Kansas Snapshots by Gloria Freeland - Jan. 18, 2013


Ash to ashes

While we were away for the holidays, we lost an old friend.

But we didn't learn about it at the time. Husband Art, youngest daughter Katie and I returned home a couple of Saturdays ago after spending a week visiting his relatives in Appleton, Wis. We arrived late, unpacked a few things and then hit the hay.

I enjoy going to different places, but it's always nice to get home. So, I took my time getting up the next morning. When I finally decided to crawl out of bed, Art had already been awake for some time. He was working on his laptop in the living room when I wandered out to greet him. His first words surprised me.

"Look out the kitchen window," he said.

When I did, I gasped.

While we were in Wisconsin, the trunk of the ash tree Art planted when he moved into the house in 1977 had snapped. The top was resting on the steps leading to our deck.

"Oh, no, my little ash tree," I said, my words trailing away.

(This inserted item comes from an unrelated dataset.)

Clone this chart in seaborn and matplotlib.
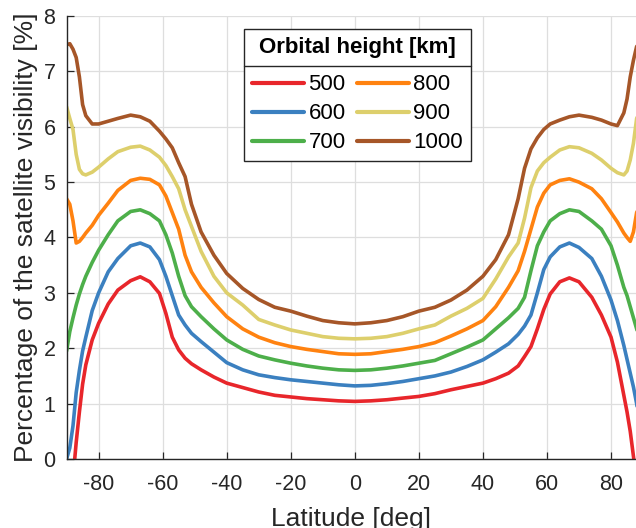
import numpy as np
import pandas as pd
import matplotlib
matplotlib.use("Agg")
import matplotlib.pyplot as plt
from matplotlib.lines import Line2D
import seaborn as sns

sns.set_theme(style="whitegrid")
plt.rcParams["font.family"] = ["Liberation Sans", "DejaVu Sans"]
plt.rcParams["axes.unicode_minus"] = False

# ---------------- data ----------------
latitude = [-90, -89, -88, -87, -86, -85, -84, -82, -80, -77, -74, -70, -67, -64, -61,
            -59, -57, -55, -53, -51, -48, -44, -40, -35, -30, -25, -20, -15, -10, -5,
            0,
            5, 10, 15, 20, 25, 30, 35, 40, 44, 48, 51, 53, 55, 57, 59,
            61, 64, 67, 70, 74, 77, 80, 82, 84, 85, 86, 87, 88, 89, 90]

vis_500 = [-1.6, -1.0, -0.35, 0.3, 0.85, 1.35, 1.7, 2.15, 2.45, 2.8, 3.05, 3.22, 3.29, 3.2, 2.99,
           2.63, 2.2, 1.97, 1.82, 1.72, 1.61, 1.48, 1.37, 1.29, 1.21, 1.15, 1.12, 1.09, 1.07, 1.05,
           1.04,
           1.05, 1.07, 1.1, 1.13, 1.18, 1.25, 1.31, 1.37, 1.45, 1.55, 1.68, 1.85, 2.03, 2.35, 2.7,
           2.98, 3.2, 3.27, 3.2, 2.92, 2.6, 2.2, 1.75, 1.15, 0.85, 0.5, 0.05, -0.4, -1.0, -1.6]

vis_600 = [0.0, 0.2, 0.6, 1.2, 1.6, 1.95, 2.2, 2.68, 3.0, 3.38, 3.62, 3.85, 3.9, 3.83, 3.6,
           3.3, 2.95, 2.6, 2.42, 2.27, 2.12, 1.93, 1.74, 1.61, 1.52, 1.47, 1.43, 1.4, 1.37, 1.34,
           1.32,
           1.33, 1.36, 1.4, 1.45, 1.5, 1.57, 1.67, 1.79, 1.93, 2.08, 2.25, 2.4, 2.6, 3.0, 3.42,
           3.65, 3.83, 3.9, 3.82, 3.62, 3.3, 2.87, 2.5, 2.05, 1.8, 1.55, 1.3, 1.0, 0.6, 0.1]

vis_700 = [1.95, 2.3, 2.55, 2.78, 2.98, 3.15, 3.3, 3.55, 3.77, 4.05, 4.3, 4.47, 4.5, 4.43, 4.3,
           4.05, 3.72, 3.3, 2.95, 2.75, 2.57, 2.35, 2.15, 1.98, 1.86, 1.79, 1.73, 1.68, 1.64, 1.61,
           1.6,
           1.61, 1.64, 1.68, 1.73, 1.78, 1.9, 2.02, 2.15, 2.35, 2.55, 2.72, 2.92, 3.4, 3.85, 4.1,
           4.3, 4.43, 4.5, 4.47, 4.3, 4.15, 3.85, 3.5, 3.1, 2.95, 2.75, 2.55, 2.35, 2.15, 1.95]

vis_800 = [4.7, 4.6, 4.3, 3.9, 3.93, 4.0, 4.08, 4.22, 4.4, 4.62, 4.85, 5.03, 5.07, 5.05, 4.95,
           4.75, 4.45, 4.15, 3.68, 3.38, 3.1, 2.82, 2.57, 2.35, 2.2, 2.1, 2.03, 1.98, 1.94, 1.9,
           1.89,
           1.9, 1.94, 1.98, 2.03, 2.1, 2.22, 2.35, 2.5, 2.75, 3.1, 3.4, 3.75, 4.15, 4.55, 4.8,
           4.95, 5.03, 5.06, 5.0, 4.88, 4.7, 4.45, 4.28, 4.08, 4.0, 3.93, 4.1, 4.45, 4.6, 4.7]

vis_900 = [6.36, 6.15, 5.95, 5.5, 5.23, 5.15, 5.13, 5.18, 5.27, 5.42, 5.55, 5.63, 5.65, 5.58, 5.45,
           5.3, 5.1, 4.88, 4.5, 4.2, 3.75, 3.3, 3.0, 2.78, 2.52, 2.42, 2.33, 2.27, 2.21, 2.18,
           2.17,
           2.18, 2.21, 2.27, 2.35, 2.42, 2.58, 2.72, 2.9, 3.25, 3.65, 3.9, 4.35, 4.9, 5.2, 5.35,
           5.45, 5.58, 5.64, 5.62, 5.52, 5.4, 5.25, 5.17, 5.13, 5.2, 5.4, 5.7, 6.15, 6.3, 6.36]

vis_1000 = [7.48, 7.5, 7.4, 7.25, 6.9, 6.4, 6.2, 6.05, 6.05, 6.1, 6.15, 6.21, 6.18, 6.1, 5.92,
            5.78, 5.62, 5.35, 5.1, 4.6, 4.1, 3.68, 3.35, 3.08, 2.88, 2.74, 2.67, 2.58, 2.5, 2.46,
            2.44,
            2.46, 2.5, 2.57, 2.67, 2.74, 2.87, 3.05, 3.3, 3.6, 4.05, 4.7, 5.25, 5.6, 5.8, 5.95,
            6.05, 6.12, 6.18, 6.21, 6.17, 6.12, 6.05, 6.02, 6.25, 6.5, 6.9, 7.2, 7.45, 7.5, 7.5]

heights = ["500", "600", "700", "800", "900", "1000"]
series = [vis_500, vis_600, vis_700, vis_800, vis_900, vis_1000]
colors = ["#E8262B", "#3B80C0", "#4DAF4A", "#FF8210", "#DDCF6C", "#A65628"]

x_ticks = [-80, -60, -40, -20, 0, 20, 40, 60, 80]
y_ticks = [0, 1, 2, 3, 4, 5, 6, 7, 8]

df = pd.concat(
    [pd.DataFrame({"lat": latitude, "vis": s, "height": h}) for h, s in zip(heights, series)],
    ignore_index=True,
)

# ---------------- figure ----------------
fig = plt.figure(figsize=(6.36, 5.28), dpi=100)
ax = fig.add_axes([0.1047, 0.1307, 0.8953, 0.8390])

sns.lineplot(data=df, x="lat", y="vis", hue="height", hue_order=heights,
             palette=colors, linewidth=2.6, estimator=None, sort=False, ax=ax)

ax.set_xlim(-90, 87.8)
ax.set_ylim(0, 8)
ax.set_xticks(x_ticks)
ax.set_yticks(y_ticks)
ax.set_facecolor("white")
ax.grid(True, color="#dedede", linewidth=0.9)
for s in ["top", "right"]:
    ax.spines[s].set_visible(False)
for s in ["left", "bottom"]:
    ax.spines[s].set_color("#262626")
    ax.spines[s].set_linewidth(1.0)
ax.tick_params(axis="both", direction="in", length=5, width=0.9, colors="#262626",
               labelsize=15.5, left=True, bottom=True)
ax.tick_params(axis="x", pad=10.5)
ax.tick_params(axis="y", pad=8)
ax.set_xlabel("Latitude [deg]", fontsize=19, color="#262626", labelpad=9)
ax.set_ylabel("Percentage of the satellite visibility [%]", fontsize=19,
              color="#262626", labelpad=4)

handles, labels = ax.get_legend_handles_labels()
for h in handles:
    h.set_linewidth(3.0)
leg = ax.legend(handles, labels, title="Orbital height [km]", ncol=2,
                loc="upper left", bbox_to_anchor=(0.3115, 0.9707), borderaxespad=0,
                frameon=True, fancybox=False, edgecolor="#262626", framealpha=1,
                fontsize=16, title_fontproperties={"weight": "bold", "size": 16},
                handlelength=2.35, handletextpad=0.2, columnspacing=0.5,
                labelspacing=0.36, borderpad=0.35)
leg._legend_box.sep = 12
leg.get_frame().set_linewidth(1.0)
leg.get_title().set_color("black")
for t in leg.get_texts():
    t.set_color("black")

# separator line under the legend title
fig.canvas.draw()
r = fig.canvas.get_renderer()
fb = leg.get_frame().get_window_extent(r)
tb = leg.get_title().get_window_extent(r)
hb = leg._legend_handle_box.get_window_extent(r)
ysep = (tb.y0 + hb.y1) / 2.0
inv = fig.transFigure.inverted()
(x0f, yf), (x1f, _) = inv.transform([(fb.x0, ysep), (fb.x1, ysep)])
fig.add_artist(Line2D([x0f, x1f], [yf, yf], transform=fig.transFigure,
                      color="#262626", linewidth=1.0, zorder=10))

fig.savefig("out.png", dpi=100)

It was on the south side just outside our bedroom window. Throughout the year, I often awakened to birds fluttering in its branches. It had also provided great shade during the summers.

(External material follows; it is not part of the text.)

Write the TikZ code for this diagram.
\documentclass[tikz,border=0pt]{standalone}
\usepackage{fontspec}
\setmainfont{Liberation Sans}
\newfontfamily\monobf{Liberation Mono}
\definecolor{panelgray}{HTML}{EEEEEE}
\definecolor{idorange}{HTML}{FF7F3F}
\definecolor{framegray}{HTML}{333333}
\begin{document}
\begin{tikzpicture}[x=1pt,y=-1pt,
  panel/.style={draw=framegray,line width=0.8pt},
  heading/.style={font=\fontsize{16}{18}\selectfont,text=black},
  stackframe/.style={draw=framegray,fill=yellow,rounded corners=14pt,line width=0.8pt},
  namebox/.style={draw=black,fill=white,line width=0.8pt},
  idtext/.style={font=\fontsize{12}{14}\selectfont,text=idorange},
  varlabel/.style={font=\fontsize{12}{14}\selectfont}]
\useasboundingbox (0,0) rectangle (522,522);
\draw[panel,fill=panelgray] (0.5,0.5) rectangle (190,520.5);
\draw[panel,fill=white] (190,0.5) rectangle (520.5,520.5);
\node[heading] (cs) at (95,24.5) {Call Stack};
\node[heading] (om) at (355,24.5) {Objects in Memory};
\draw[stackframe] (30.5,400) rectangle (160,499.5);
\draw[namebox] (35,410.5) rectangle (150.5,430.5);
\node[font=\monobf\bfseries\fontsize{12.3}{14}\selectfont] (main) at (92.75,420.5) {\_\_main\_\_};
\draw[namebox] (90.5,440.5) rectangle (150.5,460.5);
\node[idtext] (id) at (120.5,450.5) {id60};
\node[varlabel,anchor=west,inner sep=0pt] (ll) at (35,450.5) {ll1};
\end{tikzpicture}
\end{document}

But Art knew the tree was special to me. In April of 1997, I came home after spending three months in three different hospitals while being treated for a serious auto-immune disease. I still tired easily and napped a lot. For me, that tree became a symbol of renewal and its loss especially touched my heart.

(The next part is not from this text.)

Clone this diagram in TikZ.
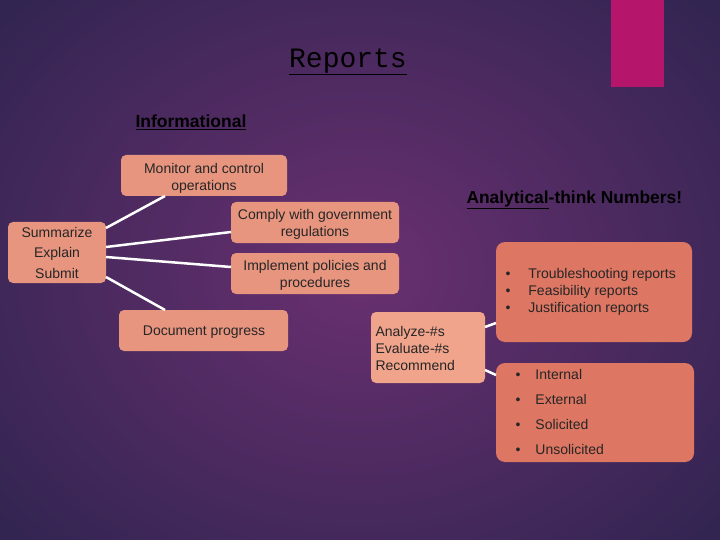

In an April 2007 column - 10 years after my hospital experience - I wrote about my recovery and the ash tree:

"Before I drifted off to sleep and as soon as I woke up, I looked out the south window of our bedroom at the ash tree. When I first returned home, its branches were bare. But day by day and week by week, the leaves came, transforming its crown into a green canopy. And I felt myself healing and transforming, too. So spring may have more meaning for me than for some. And every April, as the ash tree 'comes back' from its winter dormancy, I silently give thanks that I also came back from mine."

I wrote about it again in 2011 after tree trimmers came out to remove a row of dead pine trees in our yard. The trimmers wanted to take the ash tree down, too, but Art and I both said "no." However, winter ice storms and summer winds the last few years had damaged a lot of our trees, so we agreed they could do some selective pruning.

We were pleased when the ash tree budded and leafed out that summer and again in 2012. Just recently, I looked out and saw sparrows flitting from branch to branch.

Thankfully, the tree had missed most of the house. And while some of its branches came to rest on our air conditioner unit, it didn't do any damage. When Art removed them, I asked him to cut me a small piece to keep as a reminder.

Our neighbors have a small wood-burning stove they use to heat their basement. So I called Jim and asked if he would like to cut the tree up and keep the wood. When I arrived home from work a day later, he and his children were hauling the last of it to their place.

In its 35 years, it gave good shade, provided a home for birds and reminded me that spring follows the winter. And now, just as with some people whose life's work is done, my little ash tree will become ashes.


The ash being trimmed in 2011, left, and today.